**INFORMATION PROVIDED**.
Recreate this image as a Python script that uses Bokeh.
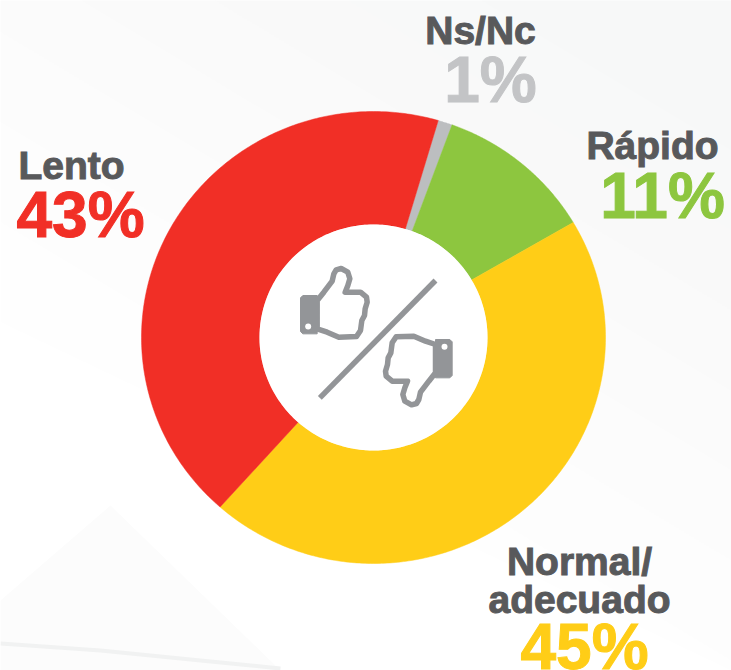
import numpy as np
from bokeh.plotting import figure
from bokeh.models import Range1d
from bokeh.core.properties import value
from bokeh.embed import file_html
from bokeh.resources import INLINE

# --- data ---
categories = ["Ns/Nc", "Rápido", "Normal/adecuado", "Lento"]
shares = [1, 11, 45, 43]
colors = ["#bcbec0", "#8dc63f", "#ffcd17", "#f12f26"]
pct_colors = ["#c3c4c6", "#8dc63f", "#ffcd17", "#f12f26"]
label_lines = [["Ns/Nc"], ["Rápido"], ["Normal/", "adecuado"], ["Lento"]]

# --- layout ---
W, H = 731, 670
CX, CY, RX, RY = 373, 337, 232, 226
INNER_X, INNER_Y = 114, 113
START_DEG = 16.2
GREY = "#939598"
DARK = "#58595b"
FONT = value("Liberation Sans")

p = figure(width=W, height=H, x_range=Range1d(0, W), y_range=Range1d(H, 0),
           output_backend="svg", toolbar_location=None, min_border=0,
           outline_line_color=None,
           background_fill_color="#ffffff", border_fill_color="#ffffff")
p.axis.visible = False
p.grid.visible = False

# faint page background: nested diagonal bands, one grey level apart
band_colors = ["#fefefe", "#fdfdfd", "#fcfcfc", "#fbfbfb", "#fafafa", "#f9f9f9", "#f8f9f9", "#f7f8f8"]
for k, c in zip([760, 660, 560, 470, 390, 310, 230, 150], band_colors):
    left = k - 0.6 * W
    if left > 0:
        p.patch([0, W, W, 0], [0, 0, min(k, H), left], fill_color=c, line_color=None)
    else:
        p.patch([W - k / 0.6, W, W], [0, 0, min(k, H)], fill_color=c, line_color=None)
p.patch([0, 110, 280, 0], [600, 505, 670, 670], fill_color="#fcfcfc", line_color=None)
p.line([0, 100, 200, 280], [643, 650, 660, 668], line_color="#f1f2f2", line_width=4)

# ring: elliptical sectors built from the shares
edges = START_DEG + np.concatenate([[0], np.cumsum(shares)]) * 3.6
for i, c in enumerate(colors):
    a = np.radians(np.linspace(edges[i], edges[i + 1], 240))
    xs = np.concatenate([CX + RX * np.sin(a), CX + INNER_X * np.sin(a[::-1])])
    ys = np.concatenate([CY - RY * np.cos(a), CY - INNER_Y * np.cos(a[::-1])])
    p.patch(xs, ys, fill_color=c, line_color=c, line_width=0.5)

# inner white disc edge
a = np.radians(np.linspace(0, 360, 240))
p.patch(CX + INNER_X * np.sin(a), CY - INNER_Y * np.cos(a), fill_color="#ffffff", line_color=None)

# icon: zoom-crop coordinates -> page pixels
def px(x, y):
    return 270 + np.asarray(x, float) / 3, 240 + np.asarray(y, float) / 3

hand_x = [140, 160, 185, 190, 197, 212, 232, 238, 232, 224, 270, 288, 290, 284, 282, 274, 270, 258, 205, 170, 140]
hand_y = [180, 155, 122, 100, 88, 84, 95, 115, 135, 155, 155, 170, 185, 205, 225, 240, 270, 288, 290, 275, 265]
cuff_x = [97, 140, 140, 97, 90, 90]
cuff_y = [165, 165, 280, 280, 273, 172]
for flip in (False, True):
    hx, hy = np.array(hand_x, float), np.array(hand_y, float)
    cx, cy = np.array(cuff_x, float), np.array(cuff_y, float)
    hole = (113.0, 258.0)
    if flip:
        hx, hy, cx, cy = 635 - hx, 577 - hy, 635 - cx, 577 - cy
        hole = (635 - 113.0, 577 - 258.0)
    a, b = px(hx, hy)
    p.patch(a, b, fill_color="#ffffff", line_color=GREY, line_width=5.5, line_join="round")
    a, b = px(cx, cy)
    p.patch(a, b, fill_color=GREY, line_color=GREY, line_width=1, line_join="round")
    a, b = px(*hole)
    p.scatter([float(a)], [float(b)], size=6, marker="circle", fill_color="#ffffff", line_color=None)
a, b = px([495, 148], [120, 472])
p.line(a, b, line_color=GREY, line_width=5.5)

# labels (anchor y values allow for where this text baseline lands)
label_pos = [[(480, 30)], [(652, 145)], [(579, 561), (579, 599)], [(71, 165)]]
pct_pos = [(490, 79), (662, 195), (584, 646), (80, 214)]
for i, lines in enumerate(label_lines):
    for t, (x, y) in zip(lines, label_pos[i]):
        p.text([x], [y], text=[t], text_font=FONT, text_font_style="bold", text_font_size="39px",
               text_color=DARK, text_align="center", text_baseline="alphabetic", outline_color=DARK)
    x, y = pct_pos[i]
    p.text([x], [y], text=[f"{shares[i]}%"], text_font=FONT, text_font_style="bold",
           text_font_size="64px", text_color=pct_colors[i], text_align="center",
           text_baseline="alphabetic", outline_color=pct_colors[i])

open("out.html", "w").write(file_html(p, INLINE))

**WHAT THIS TASK INVOLVES**. Copy the listing in full and without alteration, omitting every picture.

**FINISHED ANSWER**.
Recreate this image as a Python script that uses Bokeh.
import numpy as np
from bokeh.plotting import figure
from bokeh.models import Range1d
from bokeh.core.properties import value
from bokeh.embed import file_html
from bokeh.resources import INLINE

# --- data ---
categories = ["Ns/Nc", "Rápido", "Normal/adecuado", "Lento"]
shares = [1, 11, 45, 43]
colors = ["#bcbec0", "#8dc63f", "#ffcd17", "#f12f26"]
pct_colors = ["#c3c4c6", "#8dc63f", "#ffcd17", "#f12f26"]
label_lines = [["Ns/Nc"], ["Rápido"], ["Normal/", "adecuado"], ["Lento"]]

# --- layout ---
W, H = 731, 670
CX, CY, RX, RY = 373, 337, 232, 226
INNER_X, INNER_Y = 114, 113
START_DEG = 16.2
GREY = "#939598"
DARK = "#58595b"
FONT = value("Liberation Sans")

p = figure(width=W, height=H, x_range=Range1d(0, W), y_range=Range1d(H, 0),
           output_backend="svg", toolbar_location=None, min_border=0,
           outline_line_color=None,
           background_fill_color="#ffffff", border_fill_color="#ffffff")
p.axis.visible = False
p.grid.visible = False

# faint page background: nested diagonal bands, one grey level apart
band_colors = ["#fefefe", "#fdfdfd", "#fcfcfc", "#fbfbfb", "#fafafa", "#f9f9f9", "#f8f9f9", "#f7f8f8"]
for k, c in zip([760, 660, 560, 470, 390, 310, 230, 150], band_colors):
    left = k - 0.6 * W
    if left > 0:
        p.patch([0, W, W, 0], [0, 0, min(k, H), left], fill_color=c, line_color=None)
    else:
        p.patch([W - k / 0.6, W, W], [0, 0, min(k, H)], fill_color=c, line_color=None)
p.patch([0, 110, 280, 0], [600, 505, 670, 670], fill_color="#fcfcfc", line_color=None)
p.line([0, 100, 200, 280], [643, 650, 660, 668], line_color="#f1f2f2", line_width=4)

# ring: elliptical sectors built from the shares
edges = START_DEG + np.concatenate([[0], np.cumsum(shares)]) * 3.6
for i, c in enumerate(colors):
    a = np.radians(np.linspace(edges[i], edges[i + 1], 240))
    xs = np.concatenate([CX + RX * np.sin(a), CX + INNER_X * np.sin(a[::-1])])
    ys = np.concatenate([CY - RY * np.cos(a), CY - INNER_Y * np.cos(a[::-1])])
    p.patch(xs, ys, fill_color=c, line_color=c, line_width=0.5)

# inner white disc edge
a = np.radians(np.linspace(0, 360, 240))
p.patch(CX + INNER_X * np.sin(a), CY - INNER_Y * np.cos(a), fill_color="#ffffff", line_color=None)

# icon: zoom-crop coordinates -> page pixels
def px(x, y):
    return 270 + np.asarray(x, float) / 3, 240 + np.asarray(y, float) / 3

hand_x = [140, 160, 185, 190, 197, 212, 232, 238, 232, 224, 270, 288, 290, 284, 282, 274, 270, 258, 205, 170, 140]
hand_y = [180, 155, 122, 100, 88, 84, 95, 115, 135, 155, 155, 170, 185, 205, 225, 240, 270, 288, 290, 275, 265]
cuff_x = [97, 140, 140, 97, 90, 90]
cuff_y = [165, 165, 280, 280, 273, 172]
for flip in (False, True):
    hx, hy = np.array(hand_x, float), np.array(hand_y, float)
    cx, cy = np.array(cuff_x, float), np.array(cuff_y, float)
    hole = (113.0, 258.0)
    if flip:
        hx, hy, cx, cy = 635 - hx, 577 - hy, 635 - cx, 577 - cy
        hole = (635 - 113.0, 577 - 258.0)
    a, b = px(hx, hy)
    p.patch(a, b, fill_color="#ffffff", line_color=GREY, line_width=5.5, line_join="round")
    a, b = px(cx, cy)
    p.patch(a, b, fill_color=GREY, line_color=GREY, line_width=1, line_join="round")
    a, b = px(*hole)
    p.scatter([float(a)], [float(b)], size=6, marker="circle", fill_color="#ffffff", line_color=None)
a, b = px([495, 148], [120, 472])
p.line(a, b, line_color=GREY, line_width=5.5)

# labels (anchor y values allow for where this text baseline lands)
label_pos = [[(480, 30)], [(652, 145)], [(579, 561), (579, 599)], [(71, 165)]]
pct_pos = [(490, 79), (662, 195), (584, 646), (80, 214)]
for i, lines in enumerate(label_lines):
    for t, (x, y) in zip(lines, label_pos[i]):
        p.text([x], [y], text=[t], text_font=FONT, text_font_style="bold", text_font_size="39px",
               text_color=DARK, text_align="center", text_baseline="alphabetic", outline_color=DARK)
    x, y = pct_pos[i]
    p.text([x], [y], text=[f"{shares[i]}%"], text_font=FONT, text_font_style="bold",
           text_font_size="64px", text_color=pct_colors[i], text_align="center",
           text_baseline="alphabetic", outline_color=pct_colors[i])

open("out.html", "w").write(file_html(p, INLINE))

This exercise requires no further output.